Trade policy was used to punish nations that did things like repressing the liberties of their citizens, promoting child labor or slavery or other cruel practices, or abusing trade rules and systems to undermine competitors by dumping products on the market at prices below cost, or otherwise acting unethically. Tariffs and trade regulations are used to protect the people from products that are harmful. In theory, we still have laws that prohibit the importation of foods that have poisons in them, or of products that are fraudulent. They’re not properly enforced, but they’re on the books.

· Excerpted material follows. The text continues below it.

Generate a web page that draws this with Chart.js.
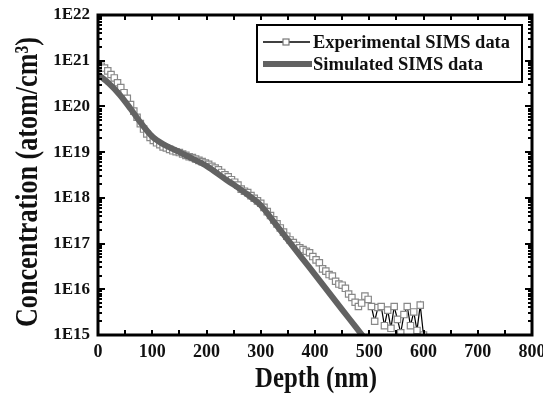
<!DOCTYPE html>
<html><head><meta charset="utf-8">
<script src="https://cdn.jsdelivr.net/npm/chart.js@4/dist/chart.umd.min.js"></script>
<style>html,body{margin:0;padding:0;background:#fff}#wrap{width:543px;height:395px}</style>
</head><body><div id="wrap"><canvas id="c" width="543" height="395"></canvas></div>
<script>
// Depth (nm) of experimental SIMS points
const expDepth = [0,6,12,18,24,30,36,42,48,54,60,66,72,78,84,90,96,102,108,114,120,126,132,138,144,150,156,162,168,174,180,186,192,198,204,210,216,222,228,234,240,246,252,258,264,270,276,282,288,294,300,306,312,318,324,330,336,342,348,354,360,366,372,378,384,390,396,402,408,414,420,426,432,438,444,450,456,462,468,474,480,486,492,498,504,510,516,522,528,534,540,546,552,558,564,570,576,582,588,594,600];
// Experimental concentration (atom/cm3)
const expConc = [7.9e20,7.6e20,6.9e20,6.0e20,5.0e20,4.2e20,3.3e20,2.6e20,2.0e20,1.5e20,1.1e20,7.9e19,5.8e19,4.2e19,3.2e19,2.5e19,2.1e19,1.8e19,1.6e19,1.45e19,1.3e19,1.23e19,1.15e19,1.07e19,1.02e19,9.8e18,9.1e18,8.5e18,7.9e18,7.6e18,7.1e18,6.6e18,6.2e18,5.8e18,5.4e18,4.9e18,4.5e18,4.1e18,3.6e18,3.2e18,2.9e18,2.5e18,2.2e18,1.9e18,1.55e18,1.4e18,1.3e18,1.12e18,9.8e17,8.6e17,7.6e17,6.2e17,5.0e17,4.1e17,3.3e17,2.7e17,2.2e17,1.78e17,1.45e17,1.2e17,1.05e17,9.1e16,8.1e16,7.4e16,6.8e16,6.3e16,5.2e16,4.4e16,3.8e16,2.8e16,2.5e16,2.1e16,1.95e16,1.5e16,1.3e16,1.23e16,1.05e16,7.9e15,6.6e15,5.2e15,4.2e15,5.0e15,7.1e15,6.0e15,4.2e15,2.0e15,4.0e15,4.2e15,1.6e15,3.5e15,1.4e15,4.2e15,2.2e15,1.12e15,2.8e15,4.2e15,1.6e15,3.2e15,1.26e15,4.5e15,1.0e15];
// Simulated profile
const simDepth = [0,20,40,60,80,100,120,150,175,200,237,250,275,300,325,350,375,400,425,450,475,490];
const simConc = [5.0e20,3.2e20,1.8e20,8.9e19,4.2e19,2.2e19,1.5e19,1.0e19,7.1e18,5.0e18,2.45e18,1.95e18,1.2e18,6.9e17,2.9e17,1.2e17,5.0e16,2.1e16,8.7e15,3.6e15,1.5e15,8.9e14];
const xTicks = [0,100,200,300,400,500,600,700,800];
const yTicks = [1e15,1e16,1e17,1e18,1e19,1e20,1e21,1e22];
const seriesNames = ['Experimental SIMS data','Simulated SIMS data'];
const xTitle = 'Depth (nm)';
const yTitle = 'Concentration (atom/cm³)';

const SERIF = '"Liberation Serif","DejaVu Serif",serif';

function fitText(ctx, text, x, y, targetW, rot) {
  const w = ctx.measureText(text).width;
  ctx.save();
  ctx.translate(x, y);
  if (rot) ctx.rotate(rot);
  ctx.scale(targetW / w, 1);
  ctx.fillText(text, 0, 0);
  ctx.restore();
}

const framePlugin = {
  id: 'frame',
  afterDraw(chart) {
    const ctx = chart.ctx, a = chart.chartArea;
    const xs = chart.scales.x, ys = chart.scales.y;
    ctx.save();
    ctx.strokeStyle = '#000';
    ctx.lineWidth = 2;
    ctx.beginPath();
    for (let v = 0; v <= 800; v += 50) {
      const px = Math.round(xs.getPixelForValue(v));
      const len = 5;
      ctx.moveTo(px, a.bottom); ctx.lineTo(px, a.bottom - len);
      ctx.moveTo(px, a.top); ctx.lineTo(px, a.top + len);
    }
    for (let e = 15; e < 22; e++) {
      for (let m = 1; m <= 9; m++) {
        const v = m * Math.pow(10, e);
        const py = Math.round(ys.getPixelForValue(v));
        const len = m === 1 ? 7 : 4;
        ctx.moveTo(a.left, py); ctx.lineTo(a.left + len, py);
        ctx.moveTo(a.right, py); ctx.lineTo(a.right - len, py);
      }
    }
    ctx.stroke();
    ctx.lineWidth = 3;
    ctx.strokeRect(a.left, a.top, a.right - a.left, a.bottom - a.top);
    // legend
    const lx = 257, ly = 25, lw = 265, lh = 57;
    ctx.fillStyle = '#fff';
    ctx.fillRect(lx, ly, lw, lh);
    ctx.lineWidth = 2;
    ctx.strokeRect(lx, ly, lw, lh);
    const ds = chart.data.datasets;
    const y1 = 42, y2 = 64;
    ctx.strokeStyle = '#000'; ctx.lineWidth = 1.5;
    ctx.beginPath(); ctx.moveTo(263, y1); ctx.lineTo(310, y1); ctx.stroke();
    ctx.fillStyle = '#fff'; ctx.strokeStyle = '#777'; ctx.lineWidth = 1.2;
    ctx.fillRect(283, y1 - 3, 6, 6); ctx.strokeRect(283, y1 - 3, 6, 6);
    ctx.strokeStyle = '#626262'; ctx.lineWidth = 6;
    ctx.beginPath(); ctx.moveTo(263, y2); ctx.lineTo(312, y2); ctx.stroke();
    ctx.fillStyle = '#111';
    ctx.font = 'bold 19px ' + SERIF;
    ctx.textBaseline = 'middle';
    ctx.textAlign = 'left';
    fitText(ctx, ds[0].label, 313, y1 + 1, 197, 0);
    fitText(ctx, ds[1].label, 313, y2 + 1, 170, 0);
    // axis titles
    ctx.textBaseline = 'alphabetic';
    ctx.textAlign = 'center';
    ctx.font = 'bold 29px ' + SERIF;
    fitText(ctx, xTitle, 316, 387, 122, 0);
    ctx.font = 'bold 32px ' + SERIF;
    fitText(ctx, yTitle, 37, 182, 290, -Math.PI / 2);
    ctx.restore();
  }
};

new Chart(document.getElementById('c'), {
  type: 'line',
  data: {
    datasets: [
      {
        label: seriesNames[0],
        data: expDepth.map((d, i) => ({x: d, y: expConc[i]})),
        borderColor: '#000', borderWidth: 1.2,
        pointStyle: 'rect', pointRadius: 4.5,
        pointBackgroundColor: '#fff', pointBorderColor: '#888', pointBorderWidth: 1.2,
        tension: 0, order: 1, clip: 0
      },
      {
        label: seriesNames[1],
        data: simDepth.map((d, i) => ({x: d, y: simConc[i]})),
        borderColor: '#626262', borderWidth: 6,
        pointRadius: 0, tension: 0.3, order: 0, clip: 0
      }
    ]
  },
  options: {
    responsive: false, animation: false, devicePixelRatio: 1,
    layout: { padding: { top: 15, right: 11, left: 0, bottom: 0 }, autoPadding: false },
    plugins: { legend: { display: false }, tooltip: { enabled: false } },
    scales: {
      x: {
        type: 'linear', min: 0, max: 800,
        afterFit: s => { s.height = 60; s.paddingRight = 0; s.paddingLeft = 0; },
        afterBuildTicks: s => { s.ticks = xTicks.map(v => ({value: v})); },
        grid: { display: false, drawTicks: false },
        border: { display: false },
        ticks: { padding: 7, color: '#111', font: { family: SERIF, size: 18, weight: 'bold' }, maxRotation: 0 }
      },
      y: {
        type: 'logarithmic', min: 1e15, max: 1e22,
        afterFit: s => { s.width = 98; s.paddingTop = 0; s.paddingBottom = 0; },
        afterBuildTicks: s => { s.ticks = yTicks.map(v => ({value: v})); },
        grid: { display: false, drawTicks: false },
        border: { display: false },
        ticks: { padding: 8, color: '#111', font: { family: SERIF, size: 17, weight: 'bold' },
          callback: v => '1E' + Math.round(Math.log10(v)) }
      }
    }
  },
  plugins: [framePlugin]
});
</script></body></html>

International trade has been pwned.
Yes, free trade, as in trade laws that encourage freedom and prosperity, would be nice. We don’t have that now. We have free-for-all trade. We have anarchic trade. We have organizations like the IMF acting to undermine nation’s attempts to improve the lives of their citizens by demanding free trade for corporations, demanding loosening of laws that protect people from exploitation, and pushing for the dismantling of social safety nets, in exchange for loans that were originally intended to help nations build a middle class. We have the WTO demanding the abolition of tariffs and regulations, and leaving absolutely no mechanism in place to prevent abuses or deal with market failures that are destructive to national economies. We have multinational corporations who are calling the shots solely to enrich themselves, at the expense of the rest of humanity.
The system’s been hacked. Black hats are running sploits on the system of international trade, and they are sucking us dry. We no longer have free-as-in-freedom trade, we have anarchic trade couched as free-as-in-beer trade, and because of that, we have sharks eating everyone else in the fish tank. If we are to preserve our way of life, and hope to make things better for others, our trade policy needs to change.